Random data is, well, random, so it’s possible you might have gotten a really large or really small eigenvalue the one time you analyzed the random data. So, what you want to do is analyze a set of random data with the same number of variables and the same number of observations a whole bunch of times.

Horn, back in 1965, was proposing that the eigenvalue should be higher than the average of when you analyzed a set of random data. Now, people are suggesting it should be higher than 95% of the time you analyzed random data (which kind of makes sense to me).

Either way, it seems simple. Here is what I did and it seems right so I am not clear why other macros I see are much more complicated.
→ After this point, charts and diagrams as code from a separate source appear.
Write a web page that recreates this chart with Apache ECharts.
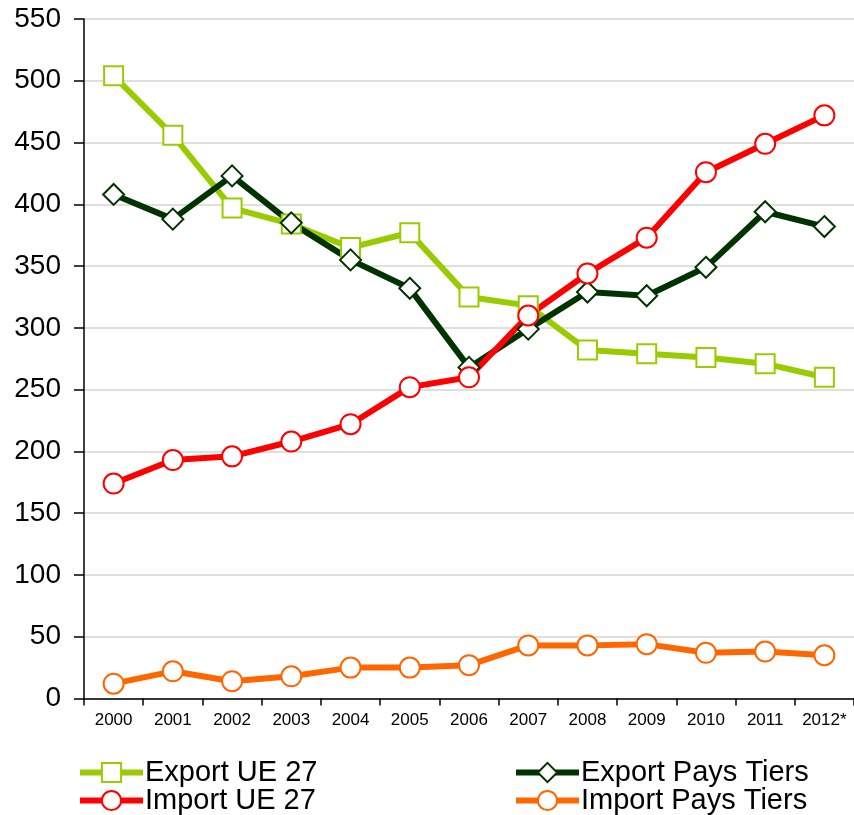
<!DOCTYPE html>
<html><head><meta charset="utf-8">
<script src="https://cdn.jsdelivr.net/npm/echarts@6/dist/echarts.min.js"></script>
<style>html,body{margin:0;padding:0;background:#fff}#c{width:854px;height:815px}</style>
</head><body><div id="c"></div>
<script>
const categories = ['2000','2001','2002','2003','2004','2005','2006','2007','2008','2009','2010','2011','2012*'];
const exportUE = [504, 456, 397, 384, 365, 377, 325, 318, 282, 279, 276, 271, 260];
const exportTiers = [408, 388, 423, 385, 355, 332, 268, 299, 329, 326, 349, 394, 382];
const importUE = [174, 193, 196, 208, 222, 252, 260, 310, 344, 373, 426, 449, 472];
const importTiers = [12, 22, 14, 18, 25, 25, 27, 43, 43, 44, 37, 38, 35];
const yTicks = [0, 50, 100, 150, 200, 250, 300, 350, 400, 450, 500, 550];

const font = 'Liberation Sans, Arial, sans-serif';
function ser(name, data, color, symbol, size) {
  return {
    name, type: 'line', data, symbol, symbolSize: size,
    lineStyle: {color, width: 6},
    itemStyle: {color: '#fff', borderColor: color, borderWidth: 2},
    z: 2
  };
}
function leg(name, left, top) {
  return {
    left, top, padding: 0, itemWidth: 63, itemHeight: 24, itemGap: 0,
    data: [name],
    lineStyle: {width: 6},
    textStyle: {color: '#000', fontSize: 29, fontFamily: font, padding: [0,0,0,-3]}
  };
}
const chart = echarts.init(document.getElementById('c'));
chart.setOption({
  animation: false,
  backgroundColor: '#fff',
  grid: {left: 84, right: -4, top: 19, bottom: 116.5},
  xAxis: {
    type: 'category', data: categories, boundaryGap: true,
    axisLine: {lineStyle: {color: '#000', width: 1.5}},
    axisTick: {show: true, length: 7, lineStyle: {color: '#000', width: 1.5}},
    axisLabel: {color: '#000', fontSize: 17, fontFamily: font, margin: 13}
  },
  yAxis: {
    type: 'value', min: yTicks[0], max: yTicks[yTicks.length-1], interval: 50,
    axisLine: {show: true, lineStyle: {color: '#000', width: 1.5}},
    axisTick: {show: true, length: 10, lineStyle: {color: '#000', width: 1.5}},
    axisLabel: {color: '#000', fontSize: 28, fontFamily: font, margin: 23},
    splitLine: {lineStyle: {color: '#d4d4d4', width: 1.5}}
  },
  legend: [
    leg('Export UE 27', 77, 758),
    leg('Import UE 27', 77, 786),
    leg('Export Pays Tiers', 513, 758),
    leg('Import Pays Tiers', 513, 786)
  ],
  series: [
    ser('Export UE 27', exportUE, '#99cc00', 'rect', 19),
    ser('Export Pays Tiers', exportTiers, '#003300', 'diamond', 21),
    ser('Import UE 27', importUE, '#ff0000', 'circle', 20),
    ser('Import Pays Tiers', importTiers, '#ff6600', 'circle', 20)
  ]
});
</script></body></html>
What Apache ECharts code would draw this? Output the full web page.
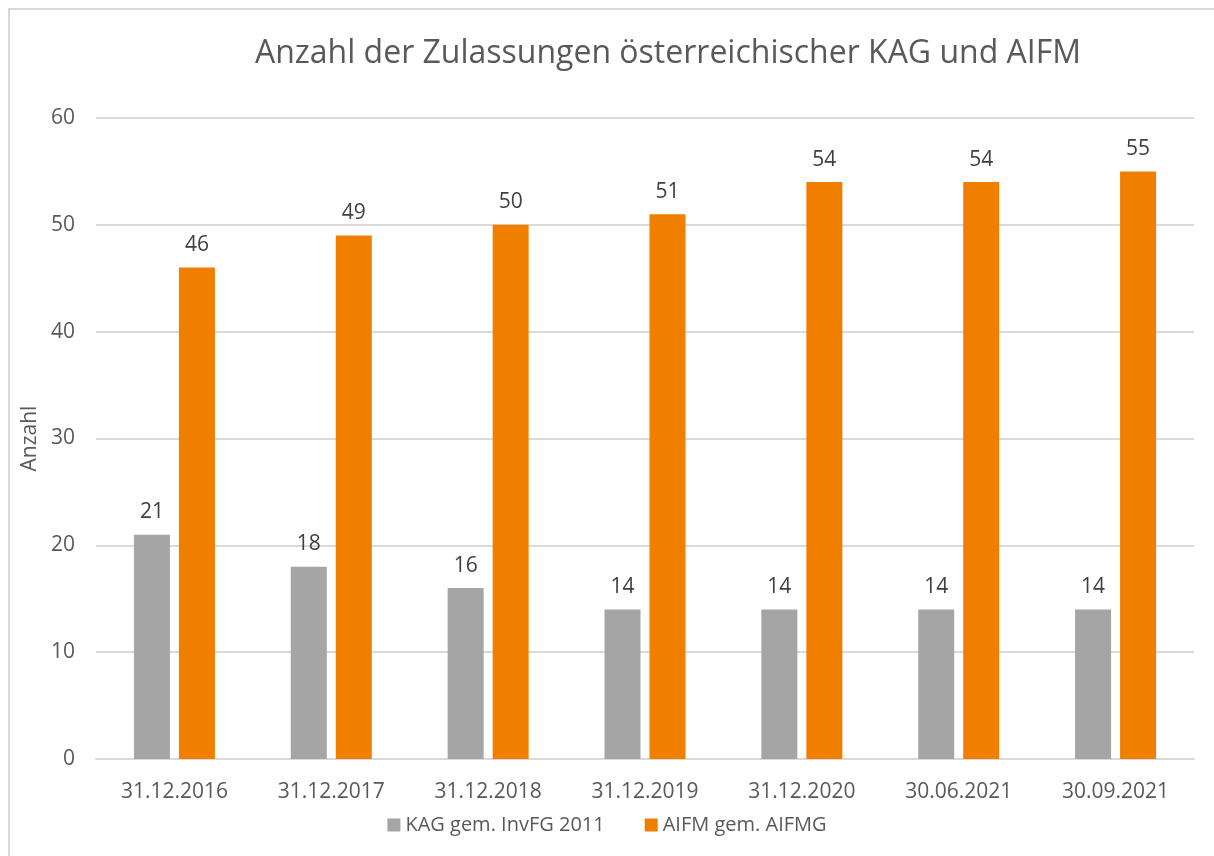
<!DOCTYPE html>
<html>
<head>
<meta charset="utf-8">
<script src="https://cdn.jsdelivr.net/npm/echarts@6/dist/echarts.min.js"></script>
<style>
  html, body {margin: 0; padding: 0; background: #fff;}
  #frame {position: absolute; left: 8px; top: 8px; width: 1206px; height: 848px;
    border-top: 2px solid #d9d9d9; border-left: 2px solid #d9d9d9; box-sizing: border-box;}
  #chart {position: absolute; left: 0; top: 0; width: 1214px; height: 856px;}
</style>
</head>
<body>
<div id="frame"></div>
<div id="chart"></div>
<script>
const categories = ["31.12.2016", "31.12.2017", "31.12.2018", "31.12.2019", "31.12.2020", "30.06.2021", "30.09.2021"]
const kagValues = [21, 18, 16, 14, 14, 14, 14]
const aifmValues = [46, 49, 50, 51, 54, 54, 55]
const seriesNames = ["KAG gem. InvFG 2011", "AIFM gem. AIFMG"]

const FONT = "'Open Sans', sans-serif"

const chart = echarts.init(document.getElementById("chart"), null, {renderer: "canvas"})

const labelStyle = {
  show: true,
  position: "top",
  distance: 12,
  color: "#404040",
  fontFamily: FONT,
  fontSize: 21,
}

chart.setOption({
  backgroundColor: "transparent",
  animation: false,
  title: {
    text: "Anzahl der Zulassungen österreichischer KAG und AIFM",
    left: 663,
    top: 33,
    textAlign: "center",
    textStyle: {color: "#595959", fontFamily: FONT, fontSize: 32, fontWeight: "normal"},
  },
  grid: {left: 96, right: 20, top: 118, bottom: 97},
  legend: {
    bottom: 16,
    left: "center",
    itemWidth: 13,
    itemHeight: 13,
    itemGap: 40,
    icon: "rect",
    textStyle: {color: "#595959", fontFamily: FONT, fontSize: 20},
    data: seriesNames,
  },
  xAxis: {
    type: "category",
    data: categories,
    axisLine: {lineStyle: {color: "#d9d9d9", width: 2}},
    axisTick: {show: false},
    axisLabel: {color: "#595959", fontFamily: FONT, fontSize: 21, margin: 23},
  },
  yAxis: {
    type: "value",
    min: 0,
    max: 60,
    interval: 10,
    name: "Anzahl",
    nameLocation: "middle",
    nameGap: 52,
    nameTextStyle: {color: "#595959", fontFamily: FONT, fontSize: 21},
    axisLine: {show: false},
    axisTick: {show: false},
    axisLabel: {color: "#595959", fontFamily: FONT, fontSize: 21, margin: 21},
    splitLine: {lineStyle: {color: "#d9d9d9", width: 2}},
  },
  series: [
    {
      name: seriesNames[0],
      type: "bar",
      data: kagValues,
      barWidth: 36,
      barGap: "25%",
      itemStyle: {color: "#a5a5a5"},
      label: labelStyle,
    },
    {
      name: seriesNames[1],
      type: "bar",
      data: aifmValues,
      barWidth: 36,
      itemStyle: {color: "#f07f00"},
      label: labelStyle,
    },
  ],
})
</script>
</body>
</html>
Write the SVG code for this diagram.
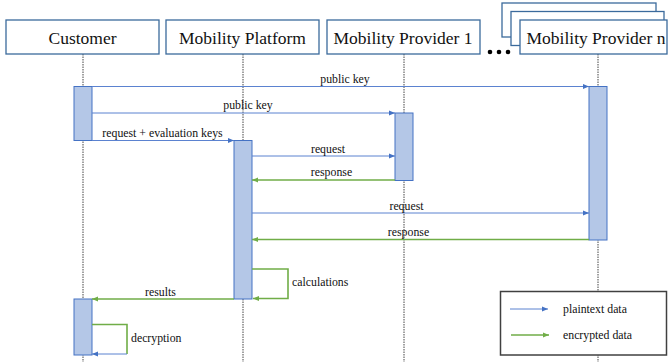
<svg xmlns="http://www.w3.org/2000/svg" width="669" height="362" viewBox="0 0 669 362">
<style>
.box{fill:#fff;stroke:#3b6a9c;stroke-width:1.3}
.title{font-family:'Liberation Serif',serif;font-size:17.5px;fill:#111;text-anchor:middle}
.lbl{font-family:'Liberation Serif',serif;font-size:11.8px;fill:#111}
.mid{text-anchor:middle}
.life{stroke:#444;stroke-width:1;stroke-dasharray:1.5 1;fill:none}
.bar{fill:#b4c7e7;stroke:#4472c4;stroke-width:1}
.pl{stroke:#5b82d0;stroke-width:1;fill:none}
.en{stroke:#70ad47;stroke-width:1.6;fill:none}
</style>
<defs>
<marker id="ab" viewBox="0 0 6 6" refX="6" refY="3" markerWidth="6" markerHeight="6" markerUnits="userSpaceOnUse" orient="auto"><path d="M0,0.5 L6,3 L0,5.5 z" fill="#4472c4"/></marker>
<marker id="ag" viewBox="0 0 6 6" refX="6" refY="3" markerWidth="6" markerHeight="6" markerUnits="userSpaceOnUse" orient="auto"><path d="M0,0.5 L6,3 L0,5.5 z" fill="#70ad47"/></marker>
</defs>
<g id="lifelines">
<line class="life" x1="83" y1="54" x2="83" y2="362"/>
<line class="life" x1="243" y1="54" x2="243" y2="362"/>
<line class="life" x1="404" y1="54" x2="404" y2="362"/>
<line class="life" x1="598" y1="54" x2="598" y2="362"/>
</g>
<g id="customer"><rect class="box" x="6" y="20" width="153" height="34"/><text class="title" x="82.5" y="44">Customer</text></g>
<g id="platform"><rect class="box" x="166" y="20" width="153" height="34"/><text class="title" x="242.5" y="44">Mobility Platform</text></g>
<g id="provider1"><rect class="box" x="327" y="20" width="153" height="34"/><text class="title" x="403" y="44">Mobility Provider 1</text></g>
<g id="providern">
<rect class="box" x="502" y="3" width="154" height="34"/>
<rect class="box" x="511" y="11.5" width="153" height="34"/>
<rect class="box" x="520" y="20" width="147" height="34"/>
<text class="title" x="596" y="44">Mobility Provider n</text>
</g>
<g id="ellipsis" fill="#000"><circle cx="490" cy="52" r="2.3"/><circle cx="499" cy="52" r="2.3"/><circle cx="508" cy="52" r="2.3"/></g>
<g id="activations">
<rect class="bar" x="74" y="86.5" width="18" height="54"/>
<rect class="bar" x="74" y="299" width="18" height="56"/>
<rect class="bar" x="234" y="140.5" width="18" height="158.5"/>
<rect class="bar" x="395" y="113" width="18" height="67.5"/>
<rect class="bar" x="589" y="86.5" width="18" height="153.5"/>
</g>
<g id="connectors">
<line class="pl" x1="92" y1="86.5" x2="589" y2="86.5" marker-end="url(#ab)"/>
<line class="pl" x1="92" y1="113" x2="395" y2="113" marker-end="url(#ab)"/>
<line class="pl" x1="92" y1="140.5" x2="234" y2="140.5" marker-end="url(#ab)"/>
<line class="pl" x1="252" y1="156" x2="395" y2="156" marker-end="url(#ab)"/>
<line class="en" x1="395" y1="180" x2="252" y2="180" marker-end="url(#ag)"/>
<line class="pl" x1="252" y1="213" x2="589" y2="213" marker-end="url(#ab)"/>
<line class="en" x1="589" y1="239.5" x2="252" y2="239.5" marker-end="url(#ag)"/>
<polyline class="en" points="252,269 288,269 288,298.5 253,298.5" marker-end="url(#ag)"/>
<line class="en" x1="234" y1="299" x2="92" y2="299" marker-end="url(#ag)"/>
<polyline class="en" points="92,324.5 127,324.5 127,354"/>
<line class="pl" x1="127" y1="354" x2="92" y2="354" marker-end="url(#ab)"/>
</g>
<g id="labels">
<text class="lbl mid" x="345" y="83">public key</text>
<text class="lbl mid" x="248" y="109">public key</text>
<text class="lbl mid" x="162.5" y="137">request + evaluation keys</text>
<text class="lbl mid" x="328" y="153">request</text>
<text class="lbl mid" x="331.5" y="176">response</text>
<text class="lbl mid" x="406.5" y="209.5">request</text>
<text class="lbl mid" x="408.5" y="235.5">response</text>
<text class="lbl" x="292" y="286">calculations</text>
<text class="lbl mid" x="160.5" y="296">results</text>
<text class="lbl" x="131" y="342">decryption</text>
</g>
<g id="legend">
<rect x="500.5" y="291.5" width="166" height="63.5" fill="#fff" stroke="#404040" stroke-width="1.5"/>
<line class="pl" x1="510" y1="309" x2="548" y2="309" marker-end="url(#ab)"/>
<line class="en" x1="511" y1="335" x2="549" y2="335" marker-end="url(#ag)"/>
<text class="lbl" x="563" y="313">plaintext data</text>
<text class="lbl" x="563" y="339">encrypted data</text>
</g>
</svg>
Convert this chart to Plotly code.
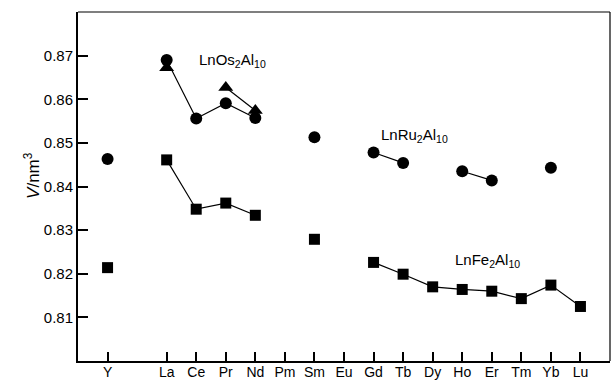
import plotly.graph_objects as go

elements = ["Y", "", "La", "Ce", "Pr", "Nd", "Pm", "Sm", "Eu", "Gd", "Tb", "Dy", "Ho", "Er", "Tm", "Yb", "Lu"]
positions = list(range(len(elements)))

ru2al10 = [0.8463, None, 0.8690, 0.8556, 0.8591, 0.8557, None, 0.8513, None, 0.8478, 0.8454, None, 0.8435, 0.8414, None, 0.8443, None]
os2al10 = [None, None, 0.8672, None, 0.8627, 0.8574, None, None, None, None, None, None, None, None, None, None, None]
fe2al10 = [0.8214, None, 0.8461, 0.8348, 0.8362, 0.8334, None, 0.8279, None, 0.8226, 0.8199, 0.8170, 0.8164, 0.8160, 0.8143, 0.8174, 0.8125]

tick_vals = [p for p, e in zip(positions, elements) if e]
tick_text = [e for e in elements if e]

fig = go.Figure()
line = dict(color="black", width=1.2)
fig.add_trace(go.Scatter(x=positions, y=fe2al10, mode="lines+markers", line=line,
                         marker=dict(symbol="square", size=11, color="black"), connectgaps=False))
fig.add_trace(go.Scatter(x=positions, y=os2al10, mode="lines+markers", line=line,
                         marker=dict(symbol="triangle-up", size=13, color="black"), connectgaps=False))
fig.add_trace(go.Scatter(x=positions, y=ru2al10, mode="lines+markers", line=line,
                         marker=dict(symbol="circle", size=12, color="black"), connectgaps=False))

fam = "Liberation Sans, Arial, sans-serif"
font = dict(family=fam, size=15, color="black")
xfont = dict(family=fam, size=14, color="black")

fig.update_layout(
    width=612, height=381,
    margin=dict(l=78, r=2, t=12, b=20),
    paper_bgcolor="white", plot_bgcolor="white",
    showlegend=False,
    font=font,
    xaxis=dict(range=[-1, 17], tickvals=tick_vals, ticktext=tick_text, automargin=False,
               showgrid=False, zeroline=False, showline=True, linecolor="black", linewidth=2,
               ticks="inside", ticklen=9, tickwidth=2, tickcolor="black", tickfont=xfont,
               ticklabelstandoff=-3),
    yaxis=dict(range=[0.800, 0.880], tickvals=[0.81, 0.82, 0.83, 0.84, 0.85, 0.86, 0.87],
               ticktext=["0.81", "0.82", "0.83", "0.84", "0.85", "0.86", "0.87"], automargin=False,
               showgrid=False, zeroline=False, showline=True, linecolor="black", linewidth=2,
               ticks="inside", ticklen=10, tickwidth=2, tickcolor="black", tickfont=font),
    shapes=[
        dict(type="line", xref="paper", yref="paper", x0=0, x1=1, y0=1, y1=1, line=dict(color="black", width=1.2)),
        dict(type="line", xref="paper", yref="paper", x0=1, x1=1, y0=0, y1=1, line=dict(color="black", width=1.2)),
    ],
    annotations=[
        dict(x=-0.111, y=0.533, xref="paper", yref="paper", text="<i>V</i>/nm<sup>3</sup>", textangle=-90,
             showarrow=False, font=dict(family=fam, size=17, color="black")),
        dict(x=3.03, y=0.8688, text="LnOs<sub>2</sub>Al<sub>10</sub>", showarrow=False, xanchor="left", font=dict(family=fam, size=15, color="black")),
        dict(x=9.18, y=0.8516, text="LnRu<sub>2</sub>Al<sub>10</sub>", showarrow=False, xanchor="left", font=dict(family=fam, size=15, color="black")),
        dict(x=11.69, y=0.8231, text="LnFe<sub>2</sub>Al<sub>10</sub>", showarrow=False, xanchor="left", font=dict(family=fam, size=15, color="black")),
    ],
)

fig.write_html("out.html", config={"displayModeBar": False},
               post_script="document.body.style.margin='0';document.body.style.overflow='hidden';")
Please chime in if you see what I’m missing.

- Randomly generate a set of random data with N variables and Y observations.
- Keep the eigenvalues.
- Repeat 500 times.
- Combine the 500 datasets (each will only have 1 record with N variables)
- Find the 95th percentile

%macro para(numvars,numreps) ;

%DO k = 1 %TO 500 ;

data A;

array nums {&numvars} a1- a&numvars ;

do i = 1 to &numreps;

do j = 1 to &numvars ;

nums{j} = rand(“Normal”) ;

if j < 2 then nums{j} = round(100*nums{j}) ;

else nums{j} = round(nums{j}) ;

end ;

drop i j ;

output;

end;

proc factor data= a outstat = a&k noprint;

var a1 – a&numvars ;

data a&k ;

set a&k ;

if trim(_type_) = “EIGENVAL” ;

%END ;

%mend ;

%para(30,1000) ;

data all ;

set a1-a500 ;

proc univariate data= all noprint ;

var a1 – a30 ;

output out = eigvals pctlpts = 95 pctlpre = pa1 – pa30;

*** You don’t need the transpose but I just find it easier to read ;

proc transpose data= eigvals out=eigsig ;

Title “95th Percentile of Eigenvalues ” ;

proc print data = eigsig ;

run ;

It runs fine and I have puzzled and puzzled over why a more complicated program would be necessary. I ran it 500 times with 1,000 observations and 30 variables and it took less than a minute on a remote desktop with 4GB RAM. Yes, I do see the possibility that if you had a much larger data set that you would want to optimize the speed in some way. Other than that, though, I can’t see why it needs to be any more complicated than this.

If you wanted to change the percentile, say, to 50, you would just change the 95 above. If you wanted to change the method from say, Principal Components Analysis (the default, with commonality of 1) to saying else, you could just do that in the PROC FACTOR step above.

The above assumes a normal distribution of your variables, but if that was not the case, you could change that in the RAND function above.

As I said, I am puzzled. Suggestions to my puzzlement welcome.

I think a lot of the code out there in the ether is terribly optimized and unnecessarily complex. It’s as if some of the authors are trying to win an Obfuscated Code Challenge.

I will be using your PA program further into my degree.

Ha ha ha, you win my best comment of the week award!

In my opinion, finding a simpler, faster, more efficient way is always better. If something seems overly complicated, it’s usually because the creator of that complicated mess doesn’t want anyone to figure out how it works. It’s easier to monopolize a given task if you are the only one who knows how to do it. Once you simplify it, practically anyone can do it.

I’m the opposite – if practically anyone can do it then I’m freed up to find a new, more interesting challenge.